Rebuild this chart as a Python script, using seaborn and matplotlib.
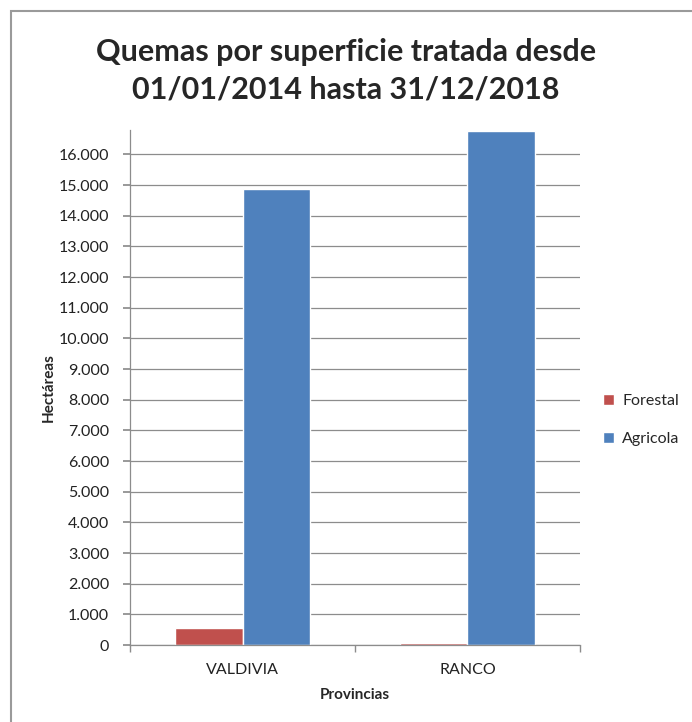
import pandas as pd
import matplotlib.pyplot as plt
import seaborn as sns
from matplotlib.patches import Rectangle
from matplotlib.ticker import FuncFormatter, MultipleLocator

# --- Datos ---
provincias = ["VALDIVIA", "RANCO"]
forestal = [560, 70]
agricola = [14860, 16780]
series = ["Forestal", "Agricola"]
colores = ["#C0504D", "#4F81BD"]

df = pd.DataFrame({
    "Provincias": provincias * 2,
    "Tipo": [series[0]] * len(provincias) + [series[1]] * len(provincias),
    "Hectareas": forestal + agricola,
})

sns.set_theme(style="white")
plt.rcParams["font.family"] = ["Lato", "DejaVu Sans"]

fig = plt.figure(figsize=(6.92, 7.22), dpi=100)
ax = fig.add_axes([0.188, 0.1066, 0.650, 0.7134])

sns.barplot(data=df, x="Provincias", y="Hectareas", hue="Tipo",
            palette=colores, width=0.6, gap=0, saturation=1, ax=ax)

ax.set_xlim(-0.5, 1.5)
ax.set_ylim(0, 16800)
ax.yaxis.set_major_locator(MultipleLocator(1000))
ax.yaxis.set_major_formatter(FuncFormatter(lambda v, p: f"{int(v):,}".replace(",", ".")))
ax.grid(axis="y", color="#8c8c8c", linewidth=0.9)
ax.set_axisbelow(True)

for s in ["top", "right"]:
    ax.spines[s].set_visible(False)
for s in ["left", "bottom"]:
    ax.spines[s].set_color("#8c8c8c")
    ax.spines[s].set_linewidth(0.9)

ax.tick_params(axis="y", left=True, length=5, color="#8c8c8c", labelsize=11.5,
               labelcolor="#222222", pad=10)
ax.set_xticks([0, 1])
ax.set_xticklabels(provincias)
ax.set_xticks([-0.5, 0.5, 1.5], minor=True)
ax.tick_params(axis="x", which="major", bottom=False, labelsize=11.5,
               labelcolor="#222222", pad=7)
ax.tick_params(axis="x", which="minor", bottom=True, length=5, color="#8c8c8c")

ax.set_xlabel("Provincias", fontsize=11, fontweight="bold", labelpad=8)
ax.set_ylabel("Hectáreas", fontsize=11, fontweight="bold", labelpad=2)

fig.suptitle("Quemas por superficie tratada desde\n01/01/2014 hasta 31/12/2018",
             x=0.5, y=0.948, fontsize=22, fontweight="bold", linespacing=1.45)

leg = ax.legend(loc="center left", bbox_to_anchor=(1.02, 0.437), frameon=False,
                fontsize=11.5, handlelength=0.7, handleheight=0.7,
                handletextpad=0.5, labelspacing=1.5)

fig.patches.append(Rectangle((11 / 692, -10 / 722), 700 / 692, 721 / 722,
                             transform=fig.transFigure, fill=False,
                             edgecolor="#9a9a9a", linewidth=1.5))

fig.savefig("out.png", dpi=100)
· · · ·
Exercise:
With all pictures left out, please transcribe exactly the lines from the start of the material through the line with "ax.set_axisbelow(True)".

Exercise answer:
Rebuild this chart as a Python script, using seaborn and matplotlib.
import pandas as pd
import matplotlib.pyplot as plt
import seaborn as sns
from matplotlib.patches import Rectangle
from matplotlib.ticker import FuncFormatter, MultipleLocator

# --- Datos ---
provincias = ["VALDIVIA", "RANCO"]
forestal = [560, 70]
agricola = [14860, 16780]
series = ["Forestal", "Agricola"]
colores = ["#C0504D", "#4F81BD"]

df = pd.DataFrame({
    "Provincias": provincias * 2,
    "Tipo": [series[0]] * len(provincias) + [series[1]] * len(provincias),
    "Hectareas": forestal + agricola,
})

sns.set_theme(style="white")
plt.rcParams["font.family"] = ["Lato", "DejaVu Sans"]

fig = plt.figure(figsize=(6.92, 7.22), dpi=100)
ax = fig.add_axes([0.188, 0.1066, 0.650, 0.7134])

sns.barplot(data=df, x="Provincias", y="Hectareas", hue="Tipo",
            palette=colores, width=0.6, gap=0, saturation=1, ax=ax)

ax.set_xlim(-0.5, 1.5)
ax.set_ylim(0, 16800)
ax.yaxis.set_major_locator(MultipleLocator(1000))
ax.yaxis.set_major_formatter(FuncFormatter(lambda v, p: f"{int(v):,}".replace(",", ".")))
ax.grid(axis="y", color="#8c8c8c", linewidth=0.9)
ax.set_axisbelow(True)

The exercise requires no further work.